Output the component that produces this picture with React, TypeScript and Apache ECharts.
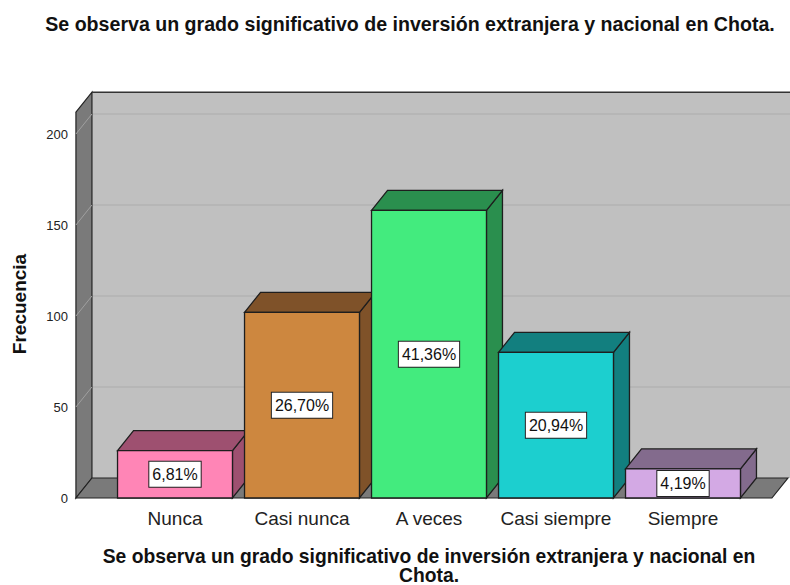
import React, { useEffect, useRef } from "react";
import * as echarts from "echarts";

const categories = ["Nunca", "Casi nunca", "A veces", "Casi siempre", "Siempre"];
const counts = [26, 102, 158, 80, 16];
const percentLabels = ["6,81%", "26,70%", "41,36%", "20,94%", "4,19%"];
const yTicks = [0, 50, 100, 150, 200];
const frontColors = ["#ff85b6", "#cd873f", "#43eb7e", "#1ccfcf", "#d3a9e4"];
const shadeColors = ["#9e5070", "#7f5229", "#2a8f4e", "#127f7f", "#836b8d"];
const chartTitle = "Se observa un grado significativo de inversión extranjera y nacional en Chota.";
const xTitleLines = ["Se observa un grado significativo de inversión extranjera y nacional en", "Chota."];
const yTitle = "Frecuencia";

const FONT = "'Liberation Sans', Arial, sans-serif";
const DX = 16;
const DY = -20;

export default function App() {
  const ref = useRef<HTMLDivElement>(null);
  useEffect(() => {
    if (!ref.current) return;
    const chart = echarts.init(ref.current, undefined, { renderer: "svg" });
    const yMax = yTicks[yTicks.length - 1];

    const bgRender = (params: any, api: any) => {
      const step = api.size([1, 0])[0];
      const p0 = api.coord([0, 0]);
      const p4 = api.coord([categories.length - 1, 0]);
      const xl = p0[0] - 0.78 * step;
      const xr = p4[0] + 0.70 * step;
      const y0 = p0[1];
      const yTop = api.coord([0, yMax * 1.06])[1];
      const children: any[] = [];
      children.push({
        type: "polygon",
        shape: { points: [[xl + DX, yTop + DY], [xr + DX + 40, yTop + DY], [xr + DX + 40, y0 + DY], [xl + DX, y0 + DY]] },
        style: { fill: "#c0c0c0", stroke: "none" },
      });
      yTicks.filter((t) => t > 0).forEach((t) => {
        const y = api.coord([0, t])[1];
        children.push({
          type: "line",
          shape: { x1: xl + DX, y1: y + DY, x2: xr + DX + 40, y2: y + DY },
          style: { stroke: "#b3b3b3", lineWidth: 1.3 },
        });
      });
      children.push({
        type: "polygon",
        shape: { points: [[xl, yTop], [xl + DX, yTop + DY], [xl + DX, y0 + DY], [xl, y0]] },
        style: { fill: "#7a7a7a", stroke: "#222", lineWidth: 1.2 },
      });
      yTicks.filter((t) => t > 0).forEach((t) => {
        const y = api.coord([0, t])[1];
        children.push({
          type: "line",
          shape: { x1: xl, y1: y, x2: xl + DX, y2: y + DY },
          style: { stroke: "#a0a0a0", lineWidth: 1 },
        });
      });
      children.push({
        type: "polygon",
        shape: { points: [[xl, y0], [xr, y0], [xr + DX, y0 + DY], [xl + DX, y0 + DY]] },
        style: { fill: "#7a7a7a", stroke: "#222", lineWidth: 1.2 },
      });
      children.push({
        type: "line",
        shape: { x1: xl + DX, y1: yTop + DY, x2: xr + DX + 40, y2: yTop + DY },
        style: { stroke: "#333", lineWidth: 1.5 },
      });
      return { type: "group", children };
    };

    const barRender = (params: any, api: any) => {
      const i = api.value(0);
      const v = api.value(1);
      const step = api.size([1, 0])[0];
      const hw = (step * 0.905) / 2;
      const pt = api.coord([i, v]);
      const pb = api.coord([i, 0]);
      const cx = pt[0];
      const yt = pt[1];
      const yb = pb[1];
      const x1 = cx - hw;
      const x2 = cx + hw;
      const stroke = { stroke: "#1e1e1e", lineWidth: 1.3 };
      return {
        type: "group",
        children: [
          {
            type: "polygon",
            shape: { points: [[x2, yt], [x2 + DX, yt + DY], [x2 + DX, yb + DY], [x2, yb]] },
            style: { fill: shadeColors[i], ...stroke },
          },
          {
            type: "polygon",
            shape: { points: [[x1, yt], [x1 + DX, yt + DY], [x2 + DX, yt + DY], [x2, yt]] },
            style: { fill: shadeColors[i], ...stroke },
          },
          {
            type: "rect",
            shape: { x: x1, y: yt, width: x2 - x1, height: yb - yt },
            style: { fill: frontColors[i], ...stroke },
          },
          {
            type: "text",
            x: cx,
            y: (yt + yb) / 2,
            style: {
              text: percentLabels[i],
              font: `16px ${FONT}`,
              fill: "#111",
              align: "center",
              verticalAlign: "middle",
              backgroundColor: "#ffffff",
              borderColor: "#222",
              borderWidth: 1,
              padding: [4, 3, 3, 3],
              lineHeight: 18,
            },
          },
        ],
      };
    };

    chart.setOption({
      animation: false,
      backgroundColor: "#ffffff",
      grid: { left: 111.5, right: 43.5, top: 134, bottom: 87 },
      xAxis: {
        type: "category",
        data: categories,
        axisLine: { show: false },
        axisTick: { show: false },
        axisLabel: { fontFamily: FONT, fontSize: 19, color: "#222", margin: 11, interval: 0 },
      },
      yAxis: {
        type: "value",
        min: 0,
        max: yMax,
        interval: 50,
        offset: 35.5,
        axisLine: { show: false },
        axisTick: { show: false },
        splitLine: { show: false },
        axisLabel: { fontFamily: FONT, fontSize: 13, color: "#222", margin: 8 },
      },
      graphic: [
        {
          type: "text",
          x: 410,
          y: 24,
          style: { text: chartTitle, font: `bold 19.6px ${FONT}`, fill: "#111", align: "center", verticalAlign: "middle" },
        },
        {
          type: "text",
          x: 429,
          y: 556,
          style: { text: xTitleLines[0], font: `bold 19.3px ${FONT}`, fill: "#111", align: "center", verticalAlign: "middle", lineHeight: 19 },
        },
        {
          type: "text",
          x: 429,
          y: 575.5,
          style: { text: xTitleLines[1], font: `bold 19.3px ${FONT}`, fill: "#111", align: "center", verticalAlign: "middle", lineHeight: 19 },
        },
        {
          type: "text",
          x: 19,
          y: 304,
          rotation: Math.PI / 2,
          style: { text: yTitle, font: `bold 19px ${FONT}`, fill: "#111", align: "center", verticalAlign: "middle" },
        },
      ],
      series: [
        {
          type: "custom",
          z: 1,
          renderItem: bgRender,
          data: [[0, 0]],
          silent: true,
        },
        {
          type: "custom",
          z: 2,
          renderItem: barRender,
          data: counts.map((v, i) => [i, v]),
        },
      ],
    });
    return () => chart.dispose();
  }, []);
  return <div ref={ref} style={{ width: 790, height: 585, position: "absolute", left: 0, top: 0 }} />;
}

◆ What the task asks
Extract, word for word, each line from the top of the data down to and including the line with "import * as"; skip the pictures.

◆ Solution
Output the component that produces this picture with React, TypeScript and Apache ECharts.
import React, { useEffect, useRef } from "react";
import * as echarts from "echarts";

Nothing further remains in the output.